§ **What this task involves**
Write out the records below from the first line through the line containing "from matplotlib.ticker import FuncFormatter", leaving out any pictures.
◇ ◇ ◇ ◇ ◇
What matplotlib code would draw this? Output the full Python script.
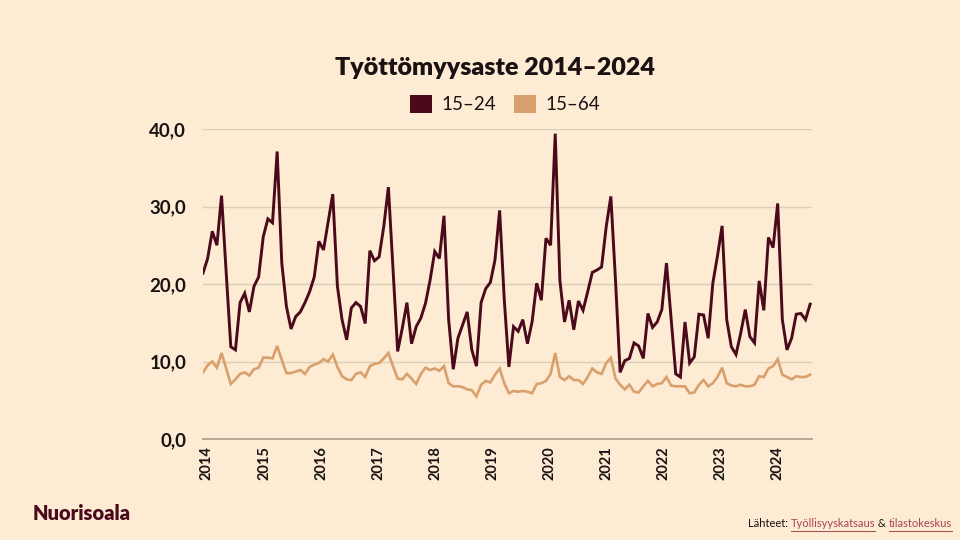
import numpy as np
import matplotlib
matplotlib.use('Agg')
import matplotlib.pyplot as plt
from matplotlib.patches import Patch
from matplotlib.lines import Line2D
from matplotlib.ticker import FuncFormatter

# ── data: monthly unemployment rate (%), Jan 2014 – Dec 2024 ──────────────────
youth_15_24 = [
    21.4, 23.3, 26.8, 25.0, 31.4, 21.5, 11.9, 11.5, 17.6, 18.8, 16.4, 19.7,   # 2014
    20.9, 26.1, 28.4, 27.9, 37.1, 22.7, 17.1, 14.2, 15.8, 16.4, 17.6, 19.0,   # 2015
    20.9, 25.5, 24.4, 28.0, 31.6, 19.7, 15.4, 12.8, 16.9, 17.6, 17.1, 14.9,   # 2016
    24.3, 23.0, 23.5, 27.4, 32.5, 21.8, 11.3, 14.3, 17.6, 12.3, 14.5, 15.6,   # 2017
    17.5, 20.5, 24.2, 23.3, 28.8, 15.4,  9.0, 13.0, 14.7, 16.4, 11.5,  9.4,   # 2018
    17.6, 19.4, 20.2, 23.1, 29.5, 18.0,  9.3, 14.5, 13.9, 15.4, 12.3, 15.1,   # 2019
    20.1, 17.9, 25.9, 25.0, 39.4, 20.5, 15.1, 17.9, 14.1, 17.8, 16.6, 19.0,   # 2020
    21.5, 21.8, 22.2, 27.4, 31.3, 20.5,  8.6, 10.1, 10.4, 12.4, 12.0, 10.4,   # 2021
    16.2, 14.4, 15.1, 16.7, 22.7, 15.5,  8.4,  8.0, 15.1,  9.8, 10.6, 16.1,   # 2022
    16.0, 13.0, 20.1, 23.6, 27.5, 15.4, 11.9, 10.9, 13.6, 16.7, 13.2, 12.4,   # 2023
    20.4, 16.6, 26.0, 24.7, 30.4, 15.4, 11.5, 13.0, 16.1, 16.2, 15.4, 17.4,   # 2024
]
all_15_64 = [
     8.6,  9.5, 10.0,  9.2, 11.1,  9.1,  7.1,  7.7,  8.4,  8.6,  8.2,  9.0,
     9.2, 10.5, 10.5, 10.4, 12.0, 10.2,  8.5,  8.5,  8.7,  8.9,  8.4,  9.3,
     9.6,  9.8, 10.3, 10.0, 10.9,  9.3,  8.1,  7.7,  7.6,  8.4,  8.6,  8.0,
     9.4,  9.7,  9.8, 10.4, 11.1,  9.4,  7.8,  7.7,  8.4,  7.8,  7.1,  8.4,
     9.2,  8.9,  9.1,  8.8,  9.4,  7.2,  6.8,  6.8,  6.7,  6.4,  6.3,  5.5,
     7.0,  7.5,  7.3,  8.3,  9.1,  7.2,  5.9,  6.2,  6.1,  6.2,  6.1,  5.9,
     7.1,  7.2,  7.5,  8.4, 11.1,  8.0,  7.6,  8.1,  7.6,  7.6,  7.1,  8.0,
     9.1,  8.6,  8.4,  9.8, 10.5,  7.8,  7.0,  6.4,  7.0,  6.1,  6.0,  6.8,
     7.5,  6.8,  7.1,  7.2,  8.0,  6.9,  6.8,  6.8,  6.8,  5.9,  6.0,  7.0,
     7.6,  6.8,  7.2,  8.0,  9.2,  7.2,  6.9,  6.8,  7.0,  6.8,  6.8,  7.0,
     8.1,  8.0,  9.1,  9.4, 10.3,  8.3,  8.0,  7.7,  8.1,  8.0,  8.0,  8.3,
]
years = ['2014', '2015', '2016', '2017', '2018', '2019',
         '2020', '2021', '2022', '2023', '2024']
series_labels = ['15–24', '15–64']

BG = '#FDEBD3'
DARK = '#4B0A1C'
LIGHT = '#D9A06E'
GRID = '#DCCDB8'
TEXT = '#1A1212'
LINK = '#A8454F'

plt.rcParams['font.family'] = ['Lato', 'DejaVu Sans']

fig = plt.figure(figsize=(9.6, 5.4), dpi=100, facecolor=BG)
ax = fig.add_axes([203 / 960, 1 - 439 / 540, 609 / 960, 310 / 540])
ax.set_facecolor(BG)

x = np.arange(len(youth_15_24))
ax.plot(x, youth_15_24, color=DARK, linewidth=2.1, solid_joinstyle='miter', zorder=3)
ax.plot(x, all_15_64, color=LIGHT, linewidth=1.9, solid_joinstyle='miter', zorder=2)

ax.set_ylim(0, 40)
ax.set_xlim(0, 131.4)
ax.set_yticks([0, 10, 20, 30, 40])
ax.yaxis.set_major_formatter(FuncFormatter(lambda v, p: f'{v:.1f}'.replace('.', ',')))
ax.set_xticks(0.86 + 12.32 * np.arange(len(years)))
ax.set_xticklabels(years, rotation=90, va='top', ha='center')

ax.grid(axis='y', color=GRID, linewidth=1.0)
ax.set_axisbelow(True)
for side in ['left', 'right', 'top']:
    ax.spines[side].set_visible(False)
ax.spines['bottom'].set_color('#B5A895')
ax.spines['bottom'].set_linewidth(1.4)
ax.tick_params(axis='both', length=0, colors=TEXT)
ax.tick_params(axis='y', pad=12, labelsize=13.5)
ax.tick_params(axis='x', pad=5, labelsize=10.5)
for lbl in ax.get_yticklabels() + ax.get_xticklabels():
    lbl.set_fontweight('bold')

fig.text(495 / 960, 1 - 68 / 540, 'Työttömyysaste 2014–2024', ha='center', va='center',
         fontsize=18, fontweight='heavy', color=TEXT)

handles = [Patch(facecolor=DARK, edgecolor='none'), Patch(facecolor=LIGHT, edgecolor='none')]
fig.legend(handles, series_labels, loc='center', bbox_to_anchor=(505 / 960, 1 - 104 / 540),
           ncol=2, frameon=False, fontsize=13.5, handlelength=1.15, handleheight=1.15,
           handletextpad=0.5, columnspacing=1.0, labelcolor=TEXT)

fig.text(33 / 960, 1 - 513 / 540, 'Nuorisoala', ha='left', va='center',
         fontsize=14.5, fontweight='heavy', color=DARK)

# source line with underlined links
renderer = fig.canvas.get_renderer()
pieces = [('Lähteet: ', TEXT, False), ('Työllisyyskatsaus', LINK, True),
          (' & ', TEXT, False), ('tilastokeskus', LINK, True)]
px = 748
py = 1 - 527 / 540
for txt, col, under in pieces:
    t = fig.text(px / 960, py, txt, ha='left', va='baseline', fontsize=8, color=col)
    bb = t.get_window_extent(renderer)
    if under:
        uy = bb.y0 - 1.5
        fig.add_artist(Line2D([bb.x0 / 960, bb.x1 / 960], [uy / 540, uy / 540],
                              color=col, linewidth=0.7))
    px = bb.x1

fig.savefig('out.png', dpi=100, facecolor=BG)
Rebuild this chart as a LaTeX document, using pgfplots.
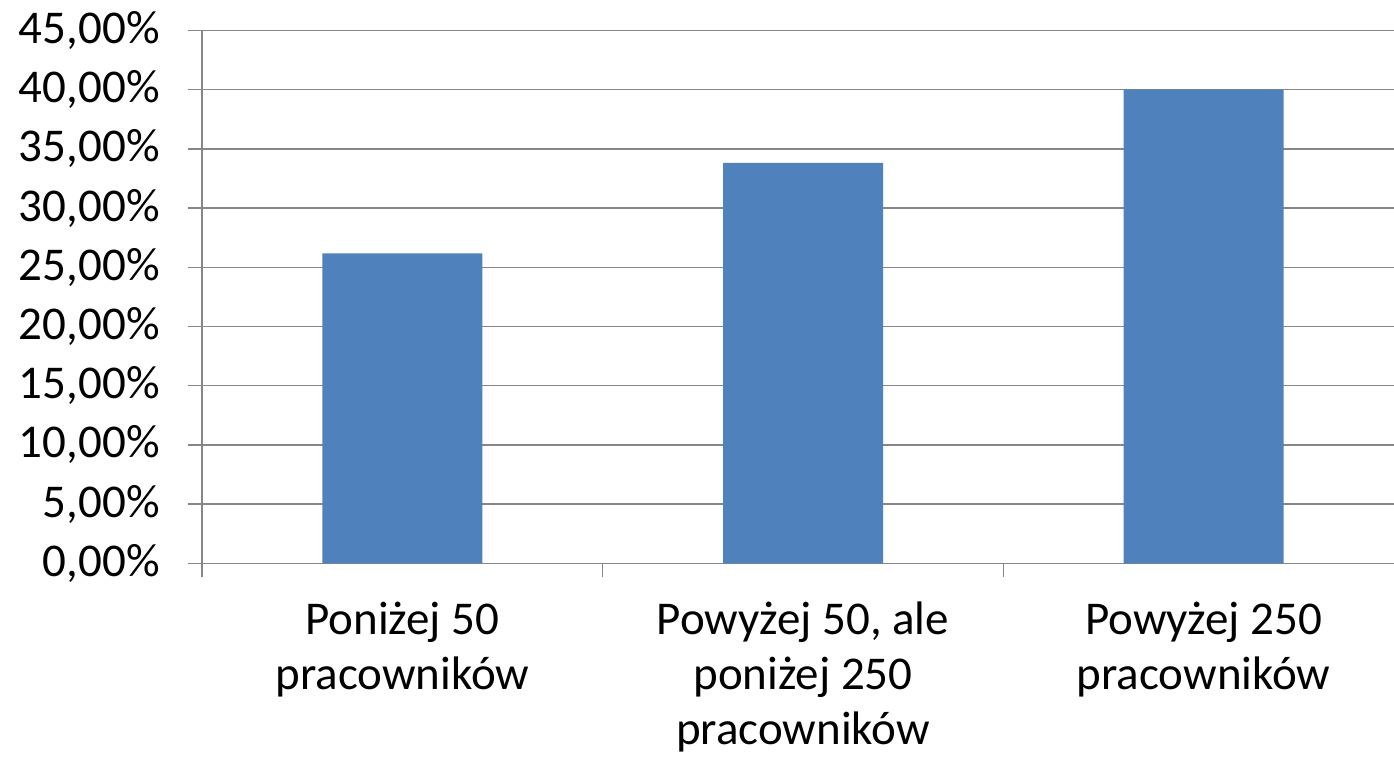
◇ ◇ ◇ ◇ ◇
§ **Solution to this task**
What matplotlib code would draw this? Output the full Python script.
import numpy as np
import matplotlib
matplotlib.use('Agg')
import matplotlib.pyplot as plt
from matplotlib.patches import Patch
from matplotlib.lines import Line2D
from matplotlib.ticker import FuncFormatter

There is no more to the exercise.